Directors and actors who have tried their hand at both will be at an advantage. Ali Abbas Zafar, creator of noisy blockbusters such as Tiger Zinda Hai, Sultan and Bharat, is grateful he took time off to write and create a show on Delhi politics for Amazon Prime Video, tentatively called Dilli, starring the other early adaptor to streaming series Saif Ali Khan who has distinguished himself of late in Sacred Games 1 and 2. In the West, women have embraced streaming services with an enthusiasm bordering on world domination with Nicole Kidman, Reese Witherspoon, and of late, Cate Blanchett, greenlighting series such as Big Little Lies, this year’s Little Fires Everywhere and Mrs America, as well as the forthcoming The Undoing, which tell women’s stories with verve and ambition.
SOMETHING SIMILAR is taking place in India with production houses led by women such as Tiger Baby, run by Zoya Akhtar and Reema Kagti, and Pritish Nandy Communications run by Rangita Pritish Nandy, putting women in roles that require them to be at their flawsome best. Written by women, and directed by women, series such as Made in Heaven and Four More Shots Please! are bringing urban stories to urban India in their language, showcasing gender diversity, unapologetic sex, and often difficult political themes as well. These are stories that don’t always get fair play in theatres, though Alankrita Srivastava’s Lipstick Under My Burkha was an exception. Srivastava wrote and directed a few episodes of Made In Heaven and was tapped by Netflix to create and direct her own series, Bombay Begums. Even Ali Abbas Zafar, master of testosterone action, is working on a female-oriented action movie, which he is currently refining at home with his parents in Dehradun.
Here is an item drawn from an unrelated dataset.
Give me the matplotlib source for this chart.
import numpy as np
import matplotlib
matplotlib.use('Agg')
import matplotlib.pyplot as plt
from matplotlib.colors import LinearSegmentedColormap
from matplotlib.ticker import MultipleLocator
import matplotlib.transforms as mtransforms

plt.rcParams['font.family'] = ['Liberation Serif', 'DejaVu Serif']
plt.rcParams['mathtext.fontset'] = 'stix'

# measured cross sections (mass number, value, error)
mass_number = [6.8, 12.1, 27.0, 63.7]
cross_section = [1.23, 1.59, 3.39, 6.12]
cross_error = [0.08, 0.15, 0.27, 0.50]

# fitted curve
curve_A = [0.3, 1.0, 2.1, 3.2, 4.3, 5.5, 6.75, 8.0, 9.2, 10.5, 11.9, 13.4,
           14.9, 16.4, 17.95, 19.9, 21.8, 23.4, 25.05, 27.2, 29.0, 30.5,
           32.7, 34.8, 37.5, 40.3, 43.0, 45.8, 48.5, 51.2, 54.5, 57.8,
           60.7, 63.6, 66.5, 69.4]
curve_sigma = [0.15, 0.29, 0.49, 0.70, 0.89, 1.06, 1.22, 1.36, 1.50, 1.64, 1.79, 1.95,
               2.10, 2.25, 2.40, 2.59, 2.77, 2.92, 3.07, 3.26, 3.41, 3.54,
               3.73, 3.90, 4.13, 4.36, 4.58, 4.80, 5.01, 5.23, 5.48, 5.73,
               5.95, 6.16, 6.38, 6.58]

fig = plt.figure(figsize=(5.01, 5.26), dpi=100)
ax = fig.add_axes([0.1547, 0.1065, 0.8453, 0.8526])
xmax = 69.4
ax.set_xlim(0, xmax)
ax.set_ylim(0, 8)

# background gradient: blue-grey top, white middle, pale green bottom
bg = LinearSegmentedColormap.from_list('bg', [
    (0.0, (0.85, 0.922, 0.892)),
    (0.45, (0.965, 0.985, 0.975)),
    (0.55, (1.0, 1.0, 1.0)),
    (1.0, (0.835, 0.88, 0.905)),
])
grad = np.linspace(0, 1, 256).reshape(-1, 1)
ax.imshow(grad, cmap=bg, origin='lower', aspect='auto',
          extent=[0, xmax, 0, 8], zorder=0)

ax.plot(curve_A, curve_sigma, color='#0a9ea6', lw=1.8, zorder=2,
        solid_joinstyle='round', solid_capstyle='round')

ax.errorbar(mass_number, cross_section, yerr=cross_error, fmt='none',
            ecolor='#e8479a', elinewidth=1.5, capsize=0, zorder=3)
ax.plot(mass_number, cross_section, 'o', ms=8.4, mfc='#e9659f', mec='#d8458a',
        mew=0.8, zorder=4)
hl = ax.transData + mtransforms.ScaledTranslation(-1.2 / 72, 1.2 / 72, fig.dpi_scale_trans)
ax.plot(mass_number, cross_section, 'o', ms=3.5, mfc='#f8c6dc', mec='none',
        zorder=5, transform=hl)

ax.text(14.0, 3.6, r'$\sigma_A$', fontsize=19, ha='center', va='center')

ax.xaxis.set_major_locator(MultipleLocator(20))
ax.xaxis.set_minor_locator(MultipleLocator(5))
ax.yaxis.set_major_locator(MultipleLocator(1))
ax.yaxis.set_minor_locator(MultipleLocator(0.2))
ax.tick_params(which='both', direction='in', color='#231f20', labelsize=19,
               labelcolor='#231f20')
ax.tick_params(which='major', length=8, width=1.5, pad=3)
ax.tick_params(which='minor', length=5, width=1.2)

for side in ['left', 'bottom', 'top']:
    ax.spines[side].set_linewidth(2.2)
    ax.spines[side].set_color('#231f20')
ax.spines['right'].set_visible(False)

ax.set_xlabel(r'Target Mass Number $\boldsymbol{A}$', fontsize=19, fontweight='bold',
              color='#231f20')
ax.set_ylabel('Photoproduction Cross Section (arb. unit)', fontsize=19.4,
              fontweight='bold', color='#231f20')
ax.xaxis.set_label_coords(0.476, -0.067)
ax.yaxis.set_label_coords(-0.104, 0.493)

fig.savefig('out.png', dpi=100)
Raja Krishna Menon, who has made movies such as Airlift (2016) and Chef (2017), agrees that theatrical releases will continue to be noisemakers but he hopes to see the emergence of pay-per-view cinema. He sees this as the new box office, which will sit easily between streaming services and cinema-going. There is also the not-so-small matter of bad Wi-Fi which makes streaming an erratic experience. Audiences will still want the magical big screen experience, and will be willing to brave the theatres provided hygiene protocols are in place.
Sure, home viewing will always be attractive. What can beat watching what you want in one go wearing what you want? Lasting, a guided marriage counselling app from The Knot Worldwide, conducted a survey with singles, newlyweds and married couples as well as those currently in a relationship, through the last two weeks of April 2020. The survey found that 90 per cent of the couples polled have been spending a substantially larger amount of time with each other, with almost 40 per cent of them having said that they are spending close to 18 hours a day with their partner. A vast majority have picked up hobbies like cooking together (74 per cent) or binge-watching their favourite shows (67 per cent) to have shared experiences. So the culinary renaissance has coincided with the streaming revolution.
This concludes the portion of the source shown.